Commensurate with this outlook is the inevitable developing of technical capacity, strengthening of institutions associated with the oil and gas sector and the collaboration with experts to achieve the most optimal outcomes. These include such agencies as the Guyana Geology and Mines Commission and the Guyana Revenue Authority (GRA), who need to be adequately equipped to discharge their respective responsibilities in the sector.”
The Senior Minister explored the government’s initiative for the development of the GRA’s capacity to monitor the oil industry, stating, “Mr. Speaker, the GRA has continued to build capacity to address the emerging and unique needs of the oil and gas sector. This has resulted in the establishment of a Customs Petroleum Unit (CPU) within the Customs, Excise and Trade Department and a Petroleum Revenue Department (PRD). Mr. Speaker it is imperative that the GRA’s capacity to monitor and audit the oil and gas sector be ramped up substantially. For the year 2021, training will be in the areas of ‘Interpreting and Analyzing Financial Statements,’ ‘Oil and Gas International Financial Reporting Standards (IFRS),’ ‘Cost Recovery Procedures,’ ‘Computer Assisted Audit Tools’ and ‘International Taxation.’ In order to effectively scale up GRA’s capacity in light of the current dynamics of the economy, the allocation provided is $7.1 billion.”

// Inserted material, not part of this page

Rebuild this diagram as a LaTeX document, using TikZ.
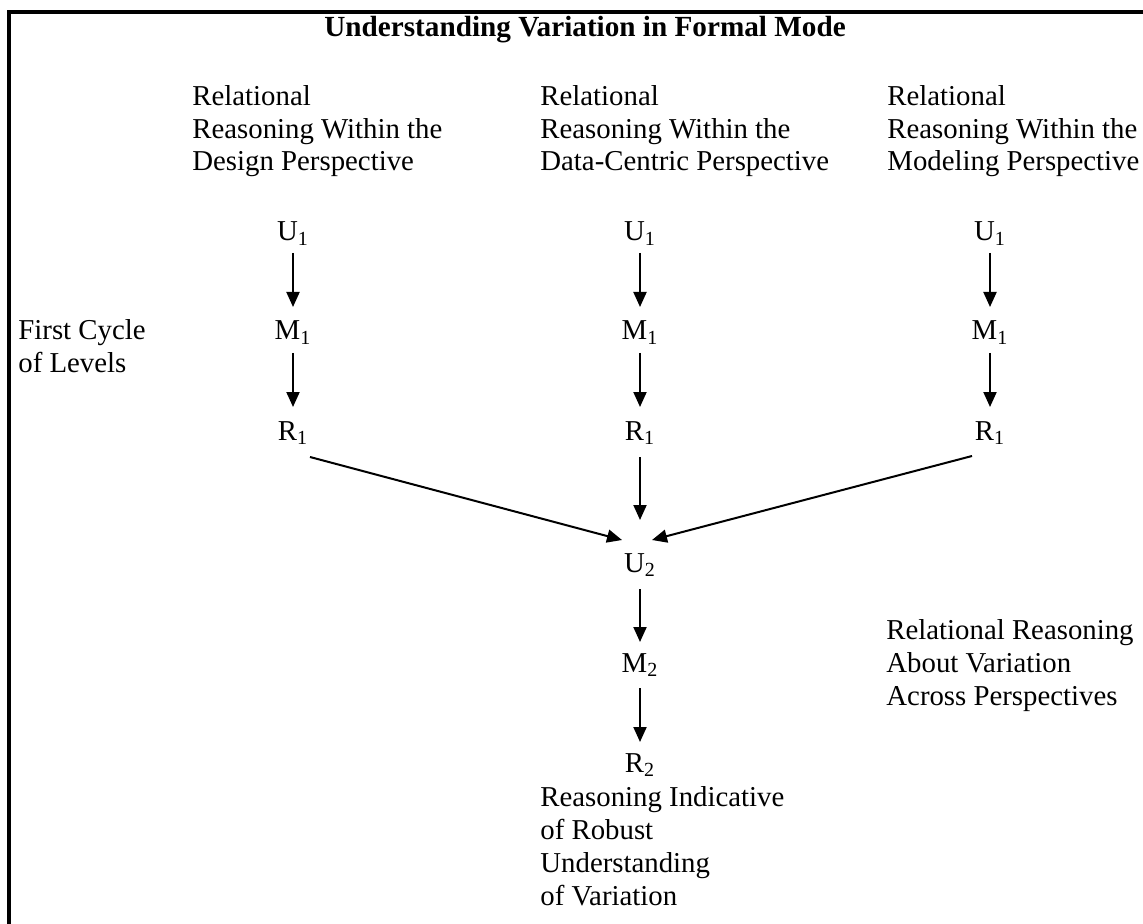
\documentclass[tikz,border=0pt]{standalone}
\usepackage{fontspec}
\setmainfont{Liberation Serif}
\usetikzlibrary{arrows.meta}
\begin{document}
\begin{tikzpicture}[x=0.5pt,y=-0.5pt,
  txt/.style={inner sep=0pt, anchor=base west, align=left, font=\fontsize{14.4}{16.4}\selectfont},
  sym/.style={inner sep=0pt, anchor=base, font=\fontsize{14.4}{16.4}\selectfont},
  arr/.style={line width=1pt, -{Triangle[length=7.5pt,width=6.5pt]}},
  frame/.style={line width=1.6pt}]
\useasboundingbox (0,0) rectangle (1143,924);
\draw[frame] (9,924) -- (9,12) -- (1143,12);
\node[txt, font=\fontsize{14.6}{16.4}\selectfont\bfseries] (title) at (324,37) {Understanding Variation in Formal Mode};
% multi-line nodes: base anchor = baseline of the last line
\node[txt] (h1) at (192,171) {Relational\\Reasoning Within the\\Design Perspective};
\node[txt] (h2) at (540,171) {Relational\\Reasoning Within the\\Data-Centric Perspective};
\node[txt] (h3) at (887,171) {Relational\\Reasoning Within the\\Modeling Perspective};
\node[txt] (cyc) at (18,372) {First Cycle\\of Levels};
\node[txt] (across) at (886,705) {Relational Reasoning\\About Variation\\Across Perspectives};
\node[txt] (robust) at (540,905) {Reasoning Indicative\\of Robust\\Understanding\\of Variation};
% column symbols
\node[sym] (U1a) at (293,241) {U\textsubscript{1}};
\node[sym] (M1a) at (293,340) {M\textsubscript{1}};
\node[sym] (R1a) at (293,440) {R\textsubscript{1}};
\node[sym] (U1b) at (640,241) {U\textsubscript{1}};
\node[sym] (M1b) at (640,340) {M\textsubscript{1}};
\node[sym] (R1b) at (640,440) {R\textsubscript{1}};
\node[sym] (U1c) at (990,241) {U\textsubscript{1}};
\node[sym] (M1c) at (990,340) {M\textsubscript{1}};
\node[sym] (R1c) at (990,440) {R\textsubscript{1}};
\node[sym] (U2) at (640,572) {U\textsubscript{2}};
\node[sym] (M2) at (640,672) {M\textsubscript{2}};
\node[sym] (R2) at (640,772) {R\textsubscript{2}};
% arrows
\foreach \c in {a,b,c}{
  \draw[arr] ([shift={(0,12)}]U1\c.base) -- ([shift={(0,-33)}]M1\c.base);
  \draw[arr] ([shift={(0,13)}]M1\c.base) -- ([shift={(0,-33)}]R1\c.base);
}
\draw[arr] ([shift={(0,17)}]R1b.base) -- ([shift={(0,-52)}]U2.base);
\draw[arr] ([shift={(17,17)}]R1a.base) -- ([shift={(-18,-32)}]U2.base);
\draw[arr] ([shift={(-18,16)}]R1c.base) -- ([shift={(12,-32)}]U2.base);
\draw[arr] ([shift={(0,17)}]U2.base) -- ([shift={(0,-30)}]M2.base);
\draw[arr] ([shift={(0,16)}]M2.base) -- ([shift={(0,-30)}]R2.base);
\end{tikzpicture}
\end{document}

In addition, the Minister spoke about the PPP/C Government’s plan for making Guyana’s energy sector sustainable and reliable, which includes the proposed gas-to-shore project.
“Guyanese anxiously await the prospect of piping gas to shore to generate cheap and reliable energy to power industry and meet our growing demand for electricity. Conceptualised as a 210 km pipeline to transport natural gas from offshore Guyana, the gas to power project will be the trailblazer to advance Guyana’s path to domestic energy security within the next three years. This transformational project includes the establishment of a power plant to generate up to 250MW of power, the establishment of an industrial park, including industries to support our agricultural and manufacturing sectors and the creation of a local LPG plant to cater for domestic demand and export.”
Dr. Singh referred to the commencement of procurement for consulting services for several studies which will inform the development of the gas-to-shore project. These were mentioned by the Vice President during a press conference last Tuesday.
“As we speak,” Dr. Singh said, “consulting services are being procured to conduct the geotechnical, geophysical, environmental impact, and Light Detection and Ranging (LIDAR) studies to determine the location where the gas line would land as well as the sites for the drying facilities, co-generation plant, and essential petrochemical industries. The construction of the co-generation plant and laying of the pipeline will begin next year and finish during 2023.”
He expects that when the plant comes on stream, the electricity cost will be significantly lower than the current rate. The administration also expects that the reduction in electricity cost will attract large industrial, agro-processing, and manufacturing firms.